▶ **Aim of the exercise**
Print the lines of the listing below verbatim from its first line through the line bearing "from bokeh.resources import INLINE". Any pictures are to be omitted.

▶ **Material provided**
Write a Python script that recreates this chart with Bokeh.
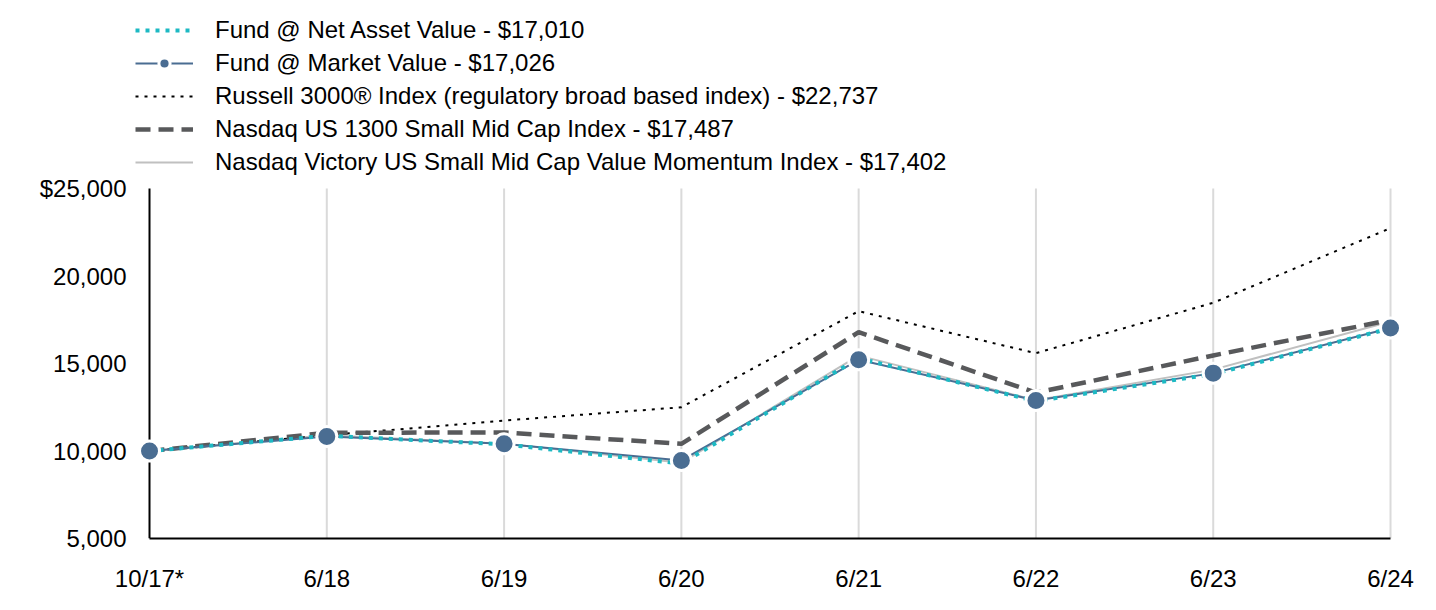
from bokeh.plotting import figure
from bokeh.models import Range1d, FixedTicker, Legend, LegendItem
from bokeh.embed import file_html
from bokeh.resources import INLINE

dates = ["10/17*", "6/18", "6/19", "6/20", "6/21", "6/22", "6/23", "6/24"]
nav = [10000, 10870, 10380, 9280, 15300, 12850, 14400, 17010]
market = [10000, 10830, 10410, 9460, 15210, 12890, 14450, 17026]
russell = [10000, 10900, 11740, 12500, 17990, 15590, 18470, 22737]
nasdaq1300 = [10000, 11040, 11060, 10410, 16790, 13330, 15460, 17487]
victory = [10000, 10900, 10420, 9330, 15450, 12900, 14650, 17402]
y_ticks = [5000, 10000, 15000, 20000, 25000]
y_tick_labels = ["5,000", "10,000", "15,000", "20,000", "$25,000"]
legend_labels = [
    "Fund @ Net Asset Value - $17,010",
    "Fund @ Market Value - $17,026",
    "Russell 3000® Index (regulatory broad based index) - $22,737",
    "Nasdaq US 1300 Small Mid Cap Index - $17,487",
    "Nasdaq Victory US Small Mid Cap Value Momentum Index - $17,402",
]

x = list(range(len(dates)))
FONT = "Liberation Sans"
TEAL = "#1DB9C3"
BLUE = "#4A6D92"
DARK = "#58595B"
LIGHT = "#C0C0C0"
GRID = "#DADADA"

PLOT_H = 350      # pixel height of the value area
TOP_SPACE = 188   # pixels above it reserved for the legend
y_lo, y_hi = y_ticks[0], y_ticks[-1]
y_top = y_hi + (y_hi - y_lo) * TOP_SPACE / PLOT_H

p = figure(frame_width=1284, frame_height=PLOT_H + TOP_SPACE,
           min_border_left=128, min_border_right=16,
           min_border_top=0, min_border_bottom=64,
           x_range=Range1d(-0.1185, 7.124), y_range=Range1d(y_lo, y_top),
           output_backend="svg", toolbar_location=None)
p.outline_line_color = None
p.background_fill_color = "white"

# x axis
p.xaxis.ticker = FixedTicker(ticks=x)
p.xaxis.major_label_overrides = {i: d for i, d in zip(x, dates)}
p.xaxis.bounds = (x[0], x[-1])
p.xaxis.axis_line_color = "black"
p.xaxis.axis_line_width = 2
p.xaxis.major_tick_line_color = None
p.xaxis.minor_tick_line_color = None
p.xaxis.major_tick_out = 0
p.xaxis.major_label_standoff = 26
p.xaxis.major_label_text_font = FONT
p.xaxis.major_label_text_font_size = "24px"
p.xaxis.major_label_text_color = "black"

# y axis (labels only; the axis line is drawn at the first category)
p.yaxis.ticker = FixedTicker(ticks=y_ticks)
p.yaxis.major_label_overrides = {t: l for t, l in zip(y_ticks, y_tick_labels)}
p.yaxis.axis_line_color = None
p.yaxis.major_tick_line_color = None
p.yaxis.minor_tick_line_color = None
p.yaxis.major_tick_out = 0
p.yaxis.major_label_standoff = 2
p.yaxis.major_label_text_font = FONT
p.yaxis.major_label_text_font_size = "24px"
p.yaxis.major_label_text_color = "black"

p.xgrid.grid_line_color = None
p.ygrid.grid_line_color = None

# vertical grid lines at each later date, limited to the value area
n_grid = len(x) - 1
p.segment(x0=x[1:], y0=[y_lo] * n_grid, x1=x[1:], y1=[y_hi] * n_grid,
          line_color=GRID, line_width=2, level="underlay")
# y axis line at the first date
p.segment(x0=[x[0]], y0=[y_lo], x1=[x[0]], y1=[y_hi],
          line_color="black", line_width=2, level="underlay")

r_vic = p.line(x, victory, line_color=LIGHT, line_width=2)
r_rus = p.line(x, russell, line_color="black", line_width=2, line_dash="3 6")
r_nas = p.line(x, nasdaq1300, line_color=DARK, line_width=4.5, line_dash="15 8")
r_mkt = p.line(x, market, line_color=BLUE, line_width=2)
r_nav = p.line(x, nav, line_color=TEAL, line_width=4, line_dash="4 6")
r_mkt_pts = p.scatter(x, market, size=20, fill_color=BLUE, line_color="white", line_width=3)

legend = Legend(items=[
    LegendItem(label=legend_labels[0], renderers=[r_nav]),
    LegendItem(label=legend_labels[1], renderers=[r_mkt, r_mkt_pts]),
    LegendItem(label=legend_labels[2], renderers=[r_rus]),
    LegendItem(label=legend_labels[3], renderers=[r_nas]),
    LegendItem(label=legend_labels[4], renderers=[r_vic]),
], location=(7, 362))
legend.glyph_width = 58
legend.glyph_height = 28
legend.label_height = 28
legend.spacing = 5
legend.padding = 0
legend.margin = 0
legend.label_standoff = 22
legend.border_line_color = None
legend.background_fill_alpha = 0
legend.label_text_font = FONT
legend.label_text_font_size = "24px"
legend.label_text_color = "black"
p.add_layout(legend, "center")

open("out.html", "w").write(file_html(p, INLINE))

▶ **Complete answer**
Write a Python script that recreates this chart with Bokeh.
from bokeh.plotting import figure
from bokeh.models import Range1d, FixedTicker, Legend, LegendItem
from bokeh.embed import file_html
from bokeh.resources import INLINE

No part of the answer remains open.